**Given problem**
Exact reproduction of the data is required, with images excluded.

**** Given data ****

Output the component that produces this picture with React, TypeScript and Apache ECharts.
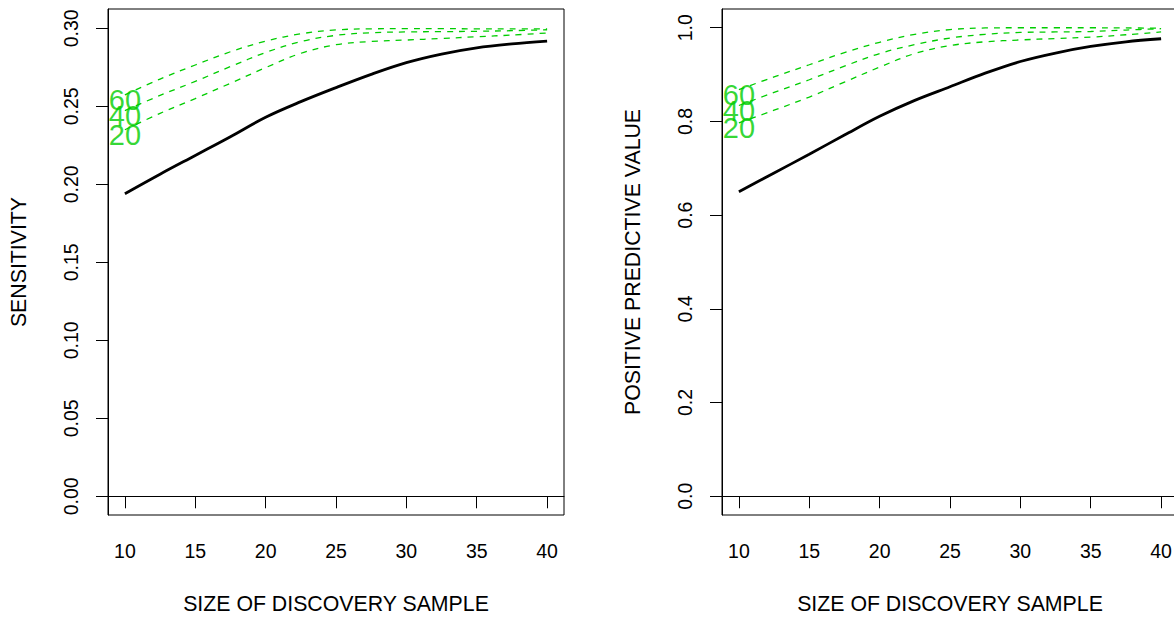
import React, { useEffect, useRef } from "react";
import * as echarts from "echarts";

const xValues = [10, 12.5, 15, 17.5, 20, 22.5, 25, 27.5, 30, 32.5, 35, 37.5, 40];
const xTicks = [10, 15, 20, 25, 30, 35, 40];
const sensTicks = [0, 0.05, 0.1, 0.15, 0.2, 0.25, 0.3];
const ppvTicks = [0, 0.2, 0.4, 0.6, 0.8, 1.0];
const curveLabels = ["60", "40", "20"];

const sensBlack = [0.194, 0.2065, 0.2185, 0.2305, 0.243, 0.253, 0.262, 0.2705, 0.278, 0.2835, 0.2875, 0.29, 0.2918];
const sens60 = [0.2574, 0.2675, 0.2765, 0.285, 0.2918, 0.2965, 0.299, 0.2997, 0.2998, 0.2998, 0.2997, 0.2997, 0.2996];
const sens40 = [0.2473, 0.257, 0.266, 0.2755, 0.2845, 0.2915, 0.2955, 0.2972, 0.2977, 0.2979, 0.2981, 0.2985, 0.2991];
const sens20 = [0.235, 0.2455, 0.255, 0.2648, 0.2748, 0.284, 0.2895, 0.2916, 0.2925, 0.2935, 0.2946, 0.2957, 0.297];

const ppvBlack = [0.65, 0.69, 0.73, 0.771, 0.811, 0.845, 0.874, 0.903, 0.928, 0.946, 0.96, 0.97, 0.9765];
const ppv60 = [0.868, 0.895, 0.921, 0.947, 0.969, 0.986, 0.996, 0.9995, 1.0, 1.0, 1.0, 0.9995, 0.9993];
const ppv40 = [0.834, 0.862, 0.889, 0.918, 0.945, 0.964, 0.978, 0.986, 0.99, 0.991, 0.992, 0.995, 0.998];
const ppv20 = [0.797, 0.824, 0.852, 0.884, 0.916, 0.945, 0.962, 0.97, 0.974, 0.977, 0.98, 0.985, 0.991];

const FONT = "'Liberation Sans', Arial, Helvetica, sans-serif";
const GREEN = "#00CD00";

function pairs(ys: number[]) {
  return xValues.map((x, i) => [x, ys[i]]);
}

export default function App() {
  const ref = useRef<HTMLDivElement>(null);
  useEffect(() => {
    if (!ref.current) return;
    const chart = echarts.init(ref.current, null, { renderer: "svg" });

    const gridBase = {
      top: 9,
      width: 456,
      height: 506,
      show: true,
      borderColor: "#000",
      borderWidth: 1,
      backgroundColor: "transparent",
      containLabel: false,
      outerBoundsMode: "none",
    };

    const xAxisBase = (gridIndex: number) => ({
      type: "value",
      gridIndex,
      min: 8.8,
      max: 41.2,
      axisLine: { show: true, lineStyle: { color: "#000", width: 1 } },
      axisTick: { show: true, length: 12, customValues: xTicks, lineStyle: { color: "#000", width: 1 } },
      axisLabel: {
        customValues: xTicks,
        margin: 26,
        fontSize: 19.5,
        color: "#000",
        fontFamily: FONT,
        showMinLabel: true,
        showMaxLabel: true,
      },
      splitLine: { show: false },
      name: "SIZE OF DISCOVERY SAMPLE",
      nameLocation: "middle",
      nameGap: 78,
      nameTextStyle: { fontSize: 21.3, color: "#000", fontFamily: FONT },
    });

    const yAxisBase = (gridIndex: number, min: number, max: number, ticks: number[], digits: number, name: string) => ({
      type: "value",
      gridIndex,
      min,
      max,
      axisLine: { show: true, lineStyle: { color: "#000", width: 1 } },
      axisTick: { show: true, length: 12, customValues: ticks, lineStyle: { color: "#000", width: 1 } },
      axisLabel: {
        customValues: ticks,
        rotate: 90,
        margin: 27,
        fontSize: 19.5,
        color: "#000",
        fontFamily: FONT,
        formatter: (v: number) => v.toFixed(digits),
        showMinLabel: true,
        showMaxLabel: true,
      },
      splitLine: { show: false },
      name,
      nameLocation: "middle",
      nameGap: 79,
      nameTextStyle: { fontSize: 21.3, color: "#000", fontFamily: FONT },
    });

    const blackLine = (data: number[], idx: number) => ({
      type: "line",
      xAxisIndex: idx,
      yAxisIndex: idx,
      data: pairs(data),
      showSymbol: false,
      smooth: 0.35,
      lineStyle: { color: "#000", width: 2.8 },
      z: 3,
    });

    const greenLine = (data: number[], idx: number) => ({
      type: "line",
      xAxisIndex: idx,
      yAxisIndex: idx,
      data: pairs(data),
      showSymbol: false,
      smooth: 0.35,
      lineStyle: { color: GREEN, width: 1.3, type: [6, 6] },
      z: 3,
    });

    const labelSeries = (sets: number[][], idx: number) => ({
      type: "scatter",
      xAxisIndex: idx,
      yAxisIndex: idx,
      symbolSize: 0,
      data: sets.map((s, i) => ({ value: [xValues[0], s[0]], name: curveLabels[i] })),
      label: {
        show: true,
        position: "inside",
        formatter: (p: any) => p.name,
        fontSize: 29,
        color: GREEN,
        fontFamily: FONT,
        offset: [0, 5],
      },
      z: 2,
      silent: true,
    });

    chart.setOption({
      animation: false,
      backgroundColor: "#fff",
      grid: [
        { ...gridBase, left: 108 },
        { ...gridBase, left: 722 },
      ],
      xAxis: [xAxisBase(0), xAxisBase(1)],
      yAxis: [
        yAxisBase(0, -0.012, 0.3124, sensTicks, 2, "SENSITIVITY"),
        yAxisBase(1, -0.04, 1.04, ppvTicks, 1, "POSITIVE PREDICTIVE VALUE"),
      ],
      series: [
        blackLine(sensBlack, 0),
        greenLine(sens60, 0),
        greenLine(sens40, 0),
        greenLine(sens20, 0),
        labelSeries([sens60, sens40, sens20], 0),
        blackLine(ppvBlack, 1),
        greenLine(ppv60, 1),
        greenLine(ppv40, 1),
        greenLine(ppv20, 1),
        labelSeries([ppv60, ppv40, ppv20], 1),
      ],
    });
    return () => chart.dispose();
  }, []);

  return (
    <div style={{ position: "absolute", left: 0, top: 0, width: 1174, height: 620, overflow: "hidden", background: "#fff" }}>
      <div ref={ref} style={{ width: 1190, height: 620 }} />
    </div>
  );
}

****

**The reply**
Output the component that produces this picture with React, TypeScript and Apache ECharts.
import React, { useEffect, useRef } from "react";
import * as echarts from "echarts";

const xValues = [10, 12.5, 15, 17.5, 20, 22.5, 25, 27.5, 30, 32.5, 35, 37.5, 40];
const xTicks = [10, 15, 20, 25, 30, 35, 40];
const sensTicks = [0, 0.05, 0.1, 0.15, 0.2, 0.25, 0.3];
const ppvTicks = [0, 0.2, 0.4, 0.6, 0.8, 1.0];
const curveLabels = ["60", "40", "20"];

const sensBlack = [0.194, 0.2065, 0.2185, 0.2305, 0.243, 0.253, 0.262, 0.2705, 0.278, 0.2835, 0.2875, 0.29, 0.2918];
const sens60 = [0.2574, 0.2675, 0.2765, 0.285, 0.2918, 0.2965, 0.299, 0.2997, 0.2998, 0.2998, 0.2997, 0.2997, 0.2996];
const sens40 = [0.2473, 0.257, 0.266, 0.2755, 0.2845, 0.2915, 0.2955, 0.2972, 0.2977, 0.2979, 0.2981, 0.2985, 0.2991];
const sens20 = [0.235, 0.2455, 0.255, 0.2648, 0.2748, 0.284, 0.2895, 0.2916, 0.2925, 0.2935, 0.2946, 0.2957, 0.297];

const ppvBlack = [0.65, 0.69, 0.73, 0.771, 0.811, 0.845, 0.874, 0.903, 0.928, 0.946, 0.96, 0.97, 0.9765];
const ppv60 = [0.868, 0.895, 0.921, 0.947, 0.969, 0.986, 0.996, 0.9995, 1.0, 1.0, 1.0, 0.9995, 0.9993];
const ppv40 = [0.834, 0.862, 0.889, 0.918, 0.945, 0.964, 0.978, 0.986, 0.99, 0.991, 0.992, 0.995, 0.998];
const ppv20 = [0.797, 0.824, 0.852, 0.884, 0.916, 0.945, 0.962, 0.97, 0.974, 0.977, 0.98, 0.985, 0.991];

const FONT = "'Liberation Sans', Arial, Helvetica, sans-serif";
const GREEN = "#00CD00";

function pairs(ys: number[]) {
  return xValues.map((x, i) => [x, ys[i]]);
}

export default function App() {
  const ref = useRef<HTMLDivElement>(null);
  useEffect(() => {
    if (!ref.current) return;
    const chart = echarts.init(ref.current, null, { renderer: "svg" });

    const gridBase = {
      top: 9,
      width: 456,
      height: 506,
      show: true,
      borderColor: "#000",
      borderWidth: 1,
      backgroundColor: "transparent",
      containLabel: false,
      outerBoundsMode: "none",
    };

    const xAxisBase = (gridIndex: number) => ({
      type: "value",
      gridIndex,
      min: 8.8,
      max: 41.2,
      axisLine: { show: true, lineStyle: { color: "#000", width: 1 } },
      axisTick: { show: true, length: 12, customValues: xTicks, lineStyle: { color: "#000", width: 1 } },
      axisLabel: {
        customValues: xTicks,
        margin: 26,
        fontSize: 19.5,
        color: "#000",
        fontFamily: FONT,
        showMinLabel: true,
        showMaxLabel: true,
      },
      splitLine: { show: false },
      name: "SIZE OF DISCOVERY SAMPLE",
      nameLocation: "middle",
      nameGap: 78,
      nameTextStyle: { fontSize: 21.3, color: "#000", fontFamily: FONT },
    });

    const yAxisBase = (gridIndex: number, min: number, max: number, ticks: number[], digits: number, name: string) => ({
      type: "value",
      gridIndex,
      min,
      max,
      axisLine: { show: true, lineStyle: { color: "#000", width: 1 } },
      axisTick: { show: true, length: 12, customValues: ticks, lineStyle: { color: "#000", width: 1 } },
      axisLabel: {
        customValues: ticks,
        rotate: 90,
        margin: 27,
        fontSize: 19.5,
        color: "#000",
        fontFamily: FONT,
        formatter: (v: number) => v.toFixed(digits),
        showMinLabel: true,
        showMaxLabel: true,
      },
      splitLine: { show: false },
      name,
      nameLocation: "middle",
      nameGap: 79,
      nameTextStyle: { fontSize: 21.3, color: "#000", fontFamily: FONT },
    });

    const blackLine = (data: number[], idx: number) => ({
      type: "line",
      xAxisIndex: idx,
      yAxisIndex: idx,
      data: pairs(data),
      showSymbol: false,
      smooth: 0.35,
      lineStyle: { color: "#000", width: 2.8 },
      z: 3,
    });

    const greenLine = (data: number[], idx: number) => ({
      type: "line",
      xAxisIndex: idx,
      yAxisIndex: idx,
      data: pairs(data),
      showSymbol: false,
      smooth: 0.35,
      lineStyle: { color: GREEN, width: 1.3, type: [6, 6] },
      z: 3,
    });

    const labelSeries = (sets: number[][], idx: number) => ({
      type: "scatter",
      xAxisIndex: idx,
      yAxisIndex: idx,
      symbolSize: 0,
      data: sets.map((s, i) => ({ value: [xValues[0], s[0]], name: curveLabels[i] })),
      label: {
        show: true,
        position: "inside",
        formatter: (p: any) => p.name,
        fontSize: 29,
        color: GREEN,
        fontFamily: FONT,
        offset: [0, 5],
      },
      z: 2,
      silent: true,
    });

    chart.setOption({
      animation: false,
      backgroundColor: "#fff",
      grid: [
        { ...gridBase, left: 108 },
        { ...gridBase, left: 722 },
      ],
      xAxis: [xAxisBase(0), xAxisBase(1)],
      yAxis: [
        yAxisBase(0, -0.012, 0.3124, sensTicks, 2, "SENSITIVITY"),
        yAxisBase(1, -0.04, 1.04, ppvTicks, 1, "POSITIVE PREDICTIVE VALUE"),
      ],
      series: [
        blackLine(sensBlack, 0),
        greenLine(sens60, 0),
        greenLine(sens40, 0),
        greenLine(sens20, 0),
        labelSeries([sens60, sens40, sens20], 0),
        blackLine(ppvBlack, 1),
        greenLine(ppv60, 1),
        greenLine(ppv40, 1),
        greenLine(ppv20, 1),
        labelSeries([ppv60, ppv40, ppv20], 1),
      ],
    });
    return () => chart.dispose();
  }, []);

  return (
    <div style={{ position: "absolute", left: 0, top: 0, width: 1174, height: 620, overflow: "hidden", background: "#fff" }}>
      <div ref={ref} style={{ width: 1190, height: 620 }} />
    </div>
  );
}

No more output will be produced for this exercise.